Тот взглянул, улыбнулся и подошел к Лукашу как к давно знакомому.
— Лука Лукич, — сказал он, искоса взглянув на Ланцова.
Лукаш тоже пожал руку молодого человека и сказал:
— Если вы не знакомы с моим старинным другом, то будьте и знакомы. Купеческий сын Иринарх Павлович Телегин.
— Я Владимир Корнев.
— Как по отчеству?
— Антонович.
— Очень приятно… Прошу присесть. Эй, человек, рюмку и стакан под чай.
Владимир сел.
— Прекрасный молодой человек, с образованием! — заговорил Лукаш, но тут же осекся.
— Простите, — сказал Корнев, подымаясь с места. — Я вообще не могу выносить, когда меня начинают жалеть, как заблудившуюся собачку. Ах, она бедная, такая хорошенькая и умная и без хозяев.
— Да полноте вам, не сердитесь, — успокаивал его Ланцов.
— Простите, но к чему тут сожаления! Раз я волею судьбы принужден таскаться по разным домам, то тут для сожаления нет места, — сказал Владимир и опять сел.

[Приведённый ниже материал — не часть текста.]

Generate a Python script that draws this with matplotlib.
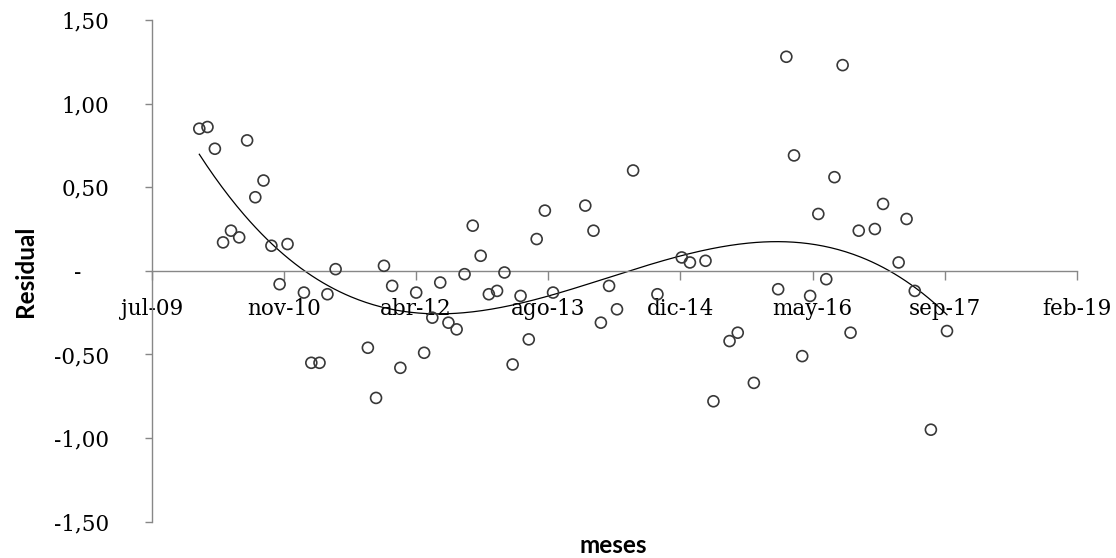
import numpy as np
import pandas as pd
import matplotlib
matplotlib.use("Agg")
import matplotlib.pyplot as plt
import matplotlib.dates as mdates
from numpy.polynomial import Polynomial

# Monthly residuals
months = [
    "2010-01", "2010-02", "2010-03", "2010-04", "2010-05", "2010-06",
    "2010-07", "2010-08", "2010-09", "2010-10", "2010-11", "2010-12",
    "2011-02", "2011-03", "2011-04", "2011-05", "2011-06",
    "2011-10", "2011-11", "2011-12", "2012-01", "2012-02",
    "2012-04", "2012-05", "2012-06", "2012-07", "2012-08", "2012-09",
    "2012-10", "2012-11", "2012-12", "2013-01", "2013-02", "2013-03",
    "2013-04", "2013-05", "2013-06", "2013-07", "2013-08", "2013-09",
    "2014-01", "2014-02", "2014-03", "2014-04", "2014-05",
    "2014-07", "2014-10", "2015-01", "2015-02", "2015-04", "2015-05",
    "2015-07", "2015-08", "2015-10",
    "2016-01", "2016-02", "2016-03", "2016-04", "2016-05", "2016-06",
    "2016-07", "2016-08", "2016-09", "2016-10", "2016-11",
    "2017-01", "2017-02", "2017-04", "2017-05", "2017-06", "2017-08", "2017-10",
]
residuals = [
    0.85, 0.86, 0.73, 0.17, 0.24, 0.20, 0.78, 0.44, 0.54, 0.15, -0.08, 0.16,
    -0.13, -0.55, -0.55, -0.14, 0.01,
    -0.46, -0.76, 0.03, -0.09, -0.58,
    -0.13, -0.49, -0.28, -0.07, -0.31, -0.35, -0.02, 0.27, 0.09, -0.14,
    -0.12, -0.01, -0.56, -0.15, -0.41, 0.19, 0.36, -0.13,
    0.39, 0.24, -0.31, -0.09, -0.23,
    0.60, -0.14, 0.08, 0.05, 0.06, -0.78, -0.42, -0.37, -0.67,
    -0.11, 1.28, 0.69, -0.51, -0.15, 0.34, -0.05, 0.56, 1.23, -0.37, 0.24,
    0.25, 0.40, 0.05, 0.31, -0.12, -0.95, -0.36,
]

# Axis scale: date ticks every 500 days
x_start = "2009-07-06"
x_tick_labels = ["jul-09", "nov-10", "abr-12", "ago-13", "dic-14", "may-16", "sep-17", "feb-19"]
y_ticks = [1.5, 1.0, 0.5, 0.0, -0.5, -1.0, -1.5]
y_tick_labels = ["1,50", "1,00", "0,50", "-    ", "-0,50", "-1,00", "-1,50"]

x_dates = mdates.date2num(pd.to_datetime(months, format="%Y-%m"))
y_vals = np.array(residuals)

tick_dates = mdates.date2num(pd.date_range(x_start, periods=len(x_tick_labels), freq="500D"))

fig = plt.figure(figsize=(11.16, 5.58), dpi=100)
ax = fig.add_axes([0.1362, 0.0651, 0.8286, 0.8991])

# Cubic trend line
trend = Polynomial.fit(x_dates, y_vals, 3)
xx = np.linspace(x_dates.min(), x_dates.max(), 400)
ax.plot(xx, trend(xx), color="black", lw=0.9, zorder=2)

ax.scatter(x_dates, y_vals, s=62, facecolors="none", edgecolors="#383838",
           linewidths=1.2, zorder=3)

ax.set_xlim(tick_dates[0], tick_dates[-1])
ax.set_ylim(-1.5, 1.5)

grey = "#878787"
for side in ("top", "right"):
    ax.spines[side].set_visible(False)
ax.spines["left"].set_color(grey)
ax.spines["bottom"].set_color(grey)
ax.spines["bottom"].set_position(("data", 0))
ax.spines["left"].set_linewidth(1.0)
ax.spines["bottom"].set_linewidth(1.0)

tick_font = dict(family="DejaVu Serif", size=15.5)
ax.set_xticks(tick_dates)
ax.set_xticklabels(x_tick_labels, **tick_font)
ax.set_yticks(y_ticks)
ax.set_yticklabels(y_tick_labels, **tick_font)
ax.tick_params(axis="x", direction="out", length=6.5, width=1.0, color=grey, pad=13)
ax.tick_params(axis="y", direction="out", length=5, width=1.0, color=grey, pad=26)

label_font = dict(family="Lato", weight="bold", size=17.5)
ax.set_ylabel("Residual", **label_font)
ax.yaxis.set_label_coords(-0.124, 0.5)
fig.text(0.5495, 0.023, "meses", ha="center", va="center", **label_font)

fig.savefig("out.png", dpi=100)
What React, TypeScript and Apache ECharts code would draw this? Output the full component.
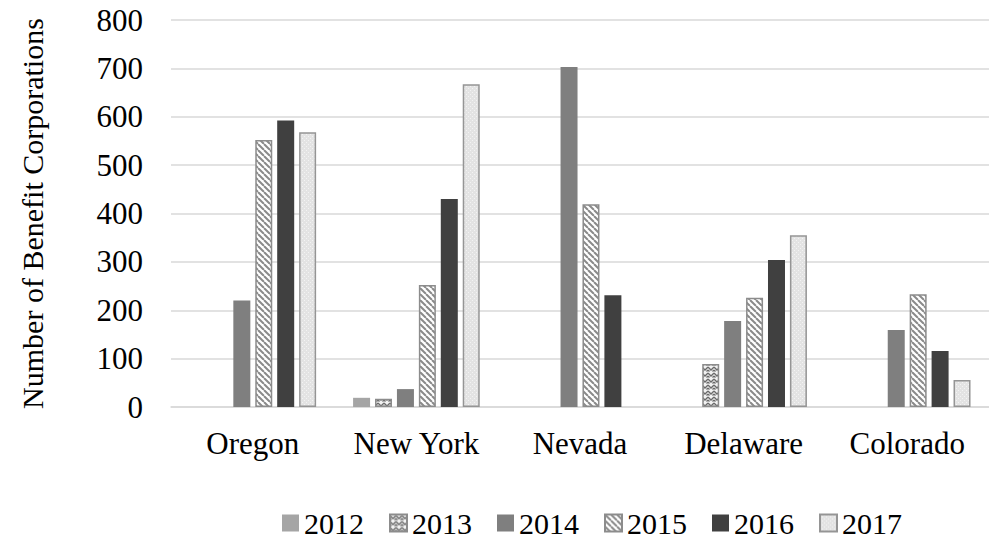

— Ну, скажите! — сказал Лукаш. — Как же так, не жалеть нужно только тех людей, которые привыкли к такой жизни, как в Вязьме, например, их на хороший путь уже не воротишь. А наше дело иное: вы вот сильно пьете! Но что вы мне скажете, кто же, попав в такое положение, не станет пить? Вы, например, молодой человек, жили и вращались среди обыкновенных хороших людей, всюду вокруг вас все было хорошо и в порядке. Худых слов вы не слыхали, а все была вежливость, хорошая обстановка, и вдруг, трах! Грязные нары, пьяные люди, везде грязь и мразь, крики и ругань, и нет людей, а все какое-то зверье!.. Эх, молодой человек! Никому не в осуждение ваше питье, потому что трезвому человеку того не вынести, а пьяному с полугоря. Напьется, ничего не видит вокруг себя, ткнулся носом куда ни попало, забылся, заснул. Верно я говорю, Владимир Антонович?
Тот грустно кивнул головой.
— Ну, бросим говорить об этом, а лучше выпейте и закусите!
— А вы?
— У нас было дело, мы уже подкрепились, — сказал Ланцов и подвинул к нему кушанье и налил все три рюмки.

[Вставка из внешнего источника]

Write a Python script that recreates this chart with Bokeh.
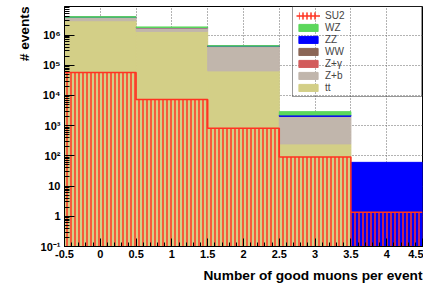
import numpy as np
from bokeh.plotting import figure
from bokeh.models import (ColumnDataSource, FixedTicker, CustomJSTickFormatter,
                          Legend, LegendItem, Range1d, Title)
from bokeh.embed import file_html
from bokeh.resources import INLINE

# ---------------- data ----------------
bin_edges = [-0.5, 0.5, 1.5, 2.5, 3.5, 4.5]
tt    = [2.98e6, 1.32e6, 6.5e4, 249, 0]
zb    = [0.85e6, 0.42e6, 3.5e5, 1770, 0]
zgam  = [3.0e4, 1.5e4, 1.0e4, 12, 0]
ww    = [2.0e4, 1.0e4, 2.0e3, 6, 0]
zz    = [1.0e4, 5.0e3, 3.0e3, 228, 61]
wz    = [1.5e5, 8.0e4, 1.0e4, 645, 0]
su2   = [5.7e4, 7.3e3, 820, 91, 1.36]

x_tick_vals = [-0.5, 0, 0.5, 1, 1.5, 2, 2.5, 3, 3.5, 4, 4.5]
x_tick_labels = ["-0.5", "0", "0.5", "1", "1.5", "2", "2.5", "3", "3.5", "4", "4.5"]
y_tick_vals = [0.1, 1, 10, 100, 1e3, 1e4, 1e5, 1e6]
y_tick_labels = ["10\u207b\u00b9", "1", "10", "10\u00b2", "10\u00b3", "10\u2074", "10\u2075", "10\u2076"]

stack = [("tt", tt, "#d3cf87"),
         ("Z+b", zb, "#c1b6ac"),
         ("Z+\u03b3", zgam, "#d25c5c"),
         ("WW", ww, "#8b6656"),
         ("ZZ", zz, "#0000ff"),
         ("WZ", wz, "#5bd75b")]

RED = "#ff3322"
FONT = "Liberation Sans"
Y_BOTTOM, Y_TOP = 0.1, 8.8e6
FLOOR = 1e-3

p = figure(width=423, height=289, y_axis_type="log",
           x_range=Range1d(-0.5, 4.5), y_range=Range1d(Y_BOTTOM, Y_TOP),
           output_backend="svg", toolbar_location=None,
           min_border_left=64, min_border_right=1, min_border_top=6,
           min_border_bottom=43)
p.outline_line_color = "black"
p.outline_line_width = 1
p.background_fill_color = "white"
p.border_fill_color = "white"

lefts = np.array(bin_edges[:-1])
rights = np.array(bin_edges[1:])
cum = np.zeros(len(lefts))
rend = {}
for name, vals, color in stack:
    v = np.array(vals, dtype=float)
    bottom = cum.copy()
    top = cum + v
    m = v > 0
    src = ColumnDataSource(dict(left=lefts[m], right=rights[m],
                                bottom=np.where(bottom[m] > 0, bottom[m], FLOOR),
                                top=top[m]))
    rend[name] = p.quad(left="left", right="right", bottom="bottom", top="top",
                        source=src, fill_color=color, line_color=color, line_width=1)
    cum = top

su2_src = ColumnDataSource(dict(left=lefts, right=rights,
                                bottom=[FLOOR] * len(su2), top=su2))
su2_hatch = p.quad(left="left", right="right", bottom="bottom", top="top",
                   source=su2_src, fill_alpha=0, line_alpha=0,
                   hatch_pattern="|", hatch_color=RED, hatch_scale=4,
                   hatch_weight=1.5)
su2_step = p.step(x=bin_edges, y=su2 + [su2[-1]], mode="after",
                  line_color=RED, line_width=1.5)
su2_mark = p.scatter(x=[], y=[], marker="square", size=4, color=RED)

# ---------------- axes ----------------
minor_x = [round(v, 2) for v in np.arange(-0.5, 4.5001, 0.1)]
p.xaxis.ticker = FixedTicker(ticks=x_tick_vals, minor_ticks=minor_x)
minor_y = [m * 10.0 ** d for d in range(-1, 7) for m in range(2, 10)]
p.yaxis.ticker = FixedTicker(ticks=y_tick_vals, minor_ticks=minor_y)

fmt_code = """
for (let i = 0; i < vals.length; i++) {
  if (Math.abs(tick - vals[i]) <= 1e-6 * Math.max(1e-3, Math.abs(vals[i]))) return labels[i];
}
return "";
"""
p.xaxis.formatter = CustomJSTickFormatter(args=dict(vals=x_tick_vals, labels=x_tick_labels), code=fmt_code)
p.yaxis.formatter = CustomJSTickFormatter(args=dict(vals=y_tick_vals, labels=y_tick_labels), code=fmt_code)

for ax, mj, mn in ((p.xaxis[0], 8, 4), (p.yaxis[0], 10, 5)):
    ax.major_tick_in = mj
    ax.major_tick_out = 0
    ax.minor_tick_in = mn
    ax.minor_tick_out = 0
    ax.major_tick_line_color = "black"
    ax.minor_tick_line_color = "black"
    ax.axis_line_color = "black"
    ax.major_label_standoff = 4
    ax.major_label_text_font = FONT
    ax.major_label_text_font_style = "bold"
    ax.major_label_text_font_size = "11px"
    ax.major_label_text_color = "black"
p.xaxis.major_label_standoff = 3

for g in (p.xgrid[0], p.ygrid[0]):
    g.grid_line_color = "#666666"
    g.grid_line_dash = "1 2"
    g.grid_line_width = 1
p.xgrid.ticker = FixedTicker(ticks=x_tick_vals)
p.ygrid.ticker = FixedTicker(ticks=y_tick_vals)

# ---------------- titles ----------------
title_kw = dict(align="right", text_font=FONT, text_font_style="bold",
                text_font_size="13.7px", text_color="black")
ty = Title(text="# events", standoff=12, **title_kw)
tx = Title(text="Number of good muons per event", standoff=11, **title_kw)
p.add_layout(ty, "left")
p.add_layout(tx, "below")

# ---------------- legend ----------------
items = [LegendItem(label="SU2", renderers=[su2_hatch, su2_step, su2_mark])]
for name in ["WZ", "ZZ", "WW", "Z+\u03b3", "Z+b", "tt"]:
    items.append(LegendItem(label=name, renderers=[rend[name]]))
legend = Legend(items=items, location="top_right", margin=0, padding=3, spacing=1,
                background_fill_alpha=0, border_line_color="#333333",
                border_line_width=1.5, glyph_width=24, glyph_height=9,
                label_height=9, label_width=93, label_standoff=5,
                label_text_font=FONT, label_text_font_size="10px",
                label_text_baseline="middle")
p.add_layout(legend)

open("out.html", "w").write(file_html(p, INLINE))
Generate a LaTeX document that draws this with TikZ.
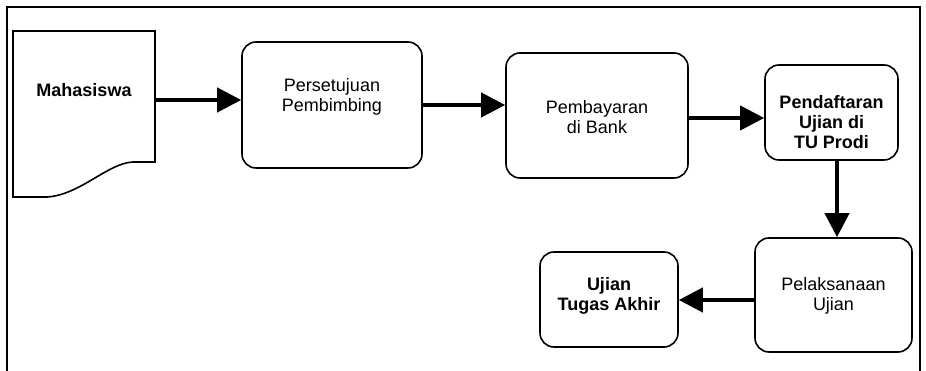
\documentclass[tikz,border=0pt]{standalone}
\usepackage{fontspec}
\setmainfont{Liberation Sans}
\usetikzlibrary{arrows.meta}
\tikzset{
  box/.style={draw, line width=1.6pt, rounded corners=14pt, inner sep=0pt},
  txt/.style={align=center, font=\fontsize{18}{20}\selectfont, inner sep=0pt},
  btxt/.style={txt, font=\fontsize{18}{20}\selectfont\bfseries},
  flow/.style={line width=4pt, -{Triangle[length=24pt,width=24pt]}},
  frame/.style={line width=1.6pt}
}
\begin{document}
\begin{tikzpicture}[x=1pt,y=1pt]
\useasboundingbox (0,0) rectangle (926,371);
% outer frame (open at bottom)
\coordinate (fbl) at (7,-2);
\coordinate (ftl) at (7,364);
\coordinate (ftr) at (920,364);
\coordinate (fbr) at (920,-2);
\draw[frame] (fbl) -- (ftl) -- (ftr) -- (fbr);
% document shape
\draw[line width=1.6pt] (13,340) -- (155,340) -- (155,209) -- (133,209)
   .. controls (108,208) and (80,176) .. (47,174) -- (13,174) -- cycle;
\coordinate (doc) at (84,271);
\coordinate (docE) at (155,271);
\node[btxt] (t1) at (84,281) {Mahasiswa};
% boxes
\node[box, minimum width=180pt, minimum height=126pt] (b2) at (332,266) {};
\node[txt] (t2) at (332,274) {Persetujuan\\Pembimbing};
\node[box, minimum width=182pt, minimum height=125pt] (b3) at (597,255.5) {};
\node[txt] (t3) at (597,254) {Pembayaran\\di Bank};
\node[box, minimum width=133pt, minimum height=95pt] (b4) at (831.5,258.5) {};
\node[btxt] (t4) at (831.5,249) {Pendaftaran\\Ujian di\\TU Prodi};
\node[box, minimum width=157pt, minimum height=114pt] (b5) at (833.5,76) {};
\node[txt] (t5) at (833.5,75) {Pelaksanaan\\Ujian};
\node[box, minimum width=138pt, minimum height=95pt] (b6) at (609,71.5) {};
\node[btxt] (t6) at (609,75) {Ujian\\Tugas Akhir};
% connectors
\draw[flow] (docE) -- (b2.west |- docE);
\draw[flow] (b2.east |- 0,266) -- (b3.west |- 0,266);
\draw[flow] (b3.east |- 0,253) -- (b4.west |- 0,253);
\draw[flow] (b4.south -| 837,0) -- (b5.north -| 837,0);
\draw[flow] (b5.west |- 0,71) -- (b6.east |- 0,71);
\end{tikzpicture}
\end{document}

Бедный Владимир! Судя по радушию двух этих отпетых, но не похороненных негодяев, он, жертва своего отца, воображал, что сидит среди добрых и сочувствующих ему людей, и чем он больше пил, тем становился откровенней. Рассказывая про своего отца, он объяснял его странную скаредность тем, что это не что иное, как психическая болезнь, и обвинять его ни в чем было нельзя. Все это слушали мошенники и мотали себе на ус.
Глава III
Вампир-кровосос
В ОДНОЙ ИЗ ГЛУХИХ в то время улиц Петербургской стороны находился деревянный трехэтажный дом отставного сенатского чиновника Антона Федоровича Корнева.
То, что здесь рассказывается, было двадцать восемь лет тому назад, когда жить было проще и не так много спрашивалось, как в настоящее время, когда усовершенствовалось.
Пошли новые порядки и новые требования, о которых тогда и во сне не снилось. В настоящее время этих местностей и не узнать. Там, где были еще огороды и пустыри, появились новые улицы и на них — огромные каменные дома с затейливой архитектурой, в числе которых красуется театр Неметти.
Дом Корнева, давно уже исчезнувший бесследно, имел около пятнадцати квартир, заселенных жильцами. Сам же домовладелец жил где-то в заднем флигеле, занимая крошечную квартиру из двух комнат и кухни.
Скупость Корнева была известна всему околотку, и все знали, что не всегда он был таким. Быть может, давно существовал в его сердце этот порок, заглушенный влиянием его покойной жены, в противоположность мужу — очень доброй и хорошей женщины. Но после ее смерти Антон Федорович резко и сразу изменился. Прежде сдерживаемая скаредность сразу вырвалась наружу. Первым долгом он прекратил плату в гимназию за своего сына, который собирался было переходить в старший класс.
— Нечего ему дальше там быть, — говорил он своему брату Александру Федоровичу, который, узнав о таком намерении брата, нарочно приехал и уговаривал его. — Не по нашим временам ученость-то эта. Глядишь, и в нигилисты попадет… Зря только денег трата!
— Но ты только то пойми, что без окончания полного курса гимназии ни на какую службу не примут! — пробовал уверять брат.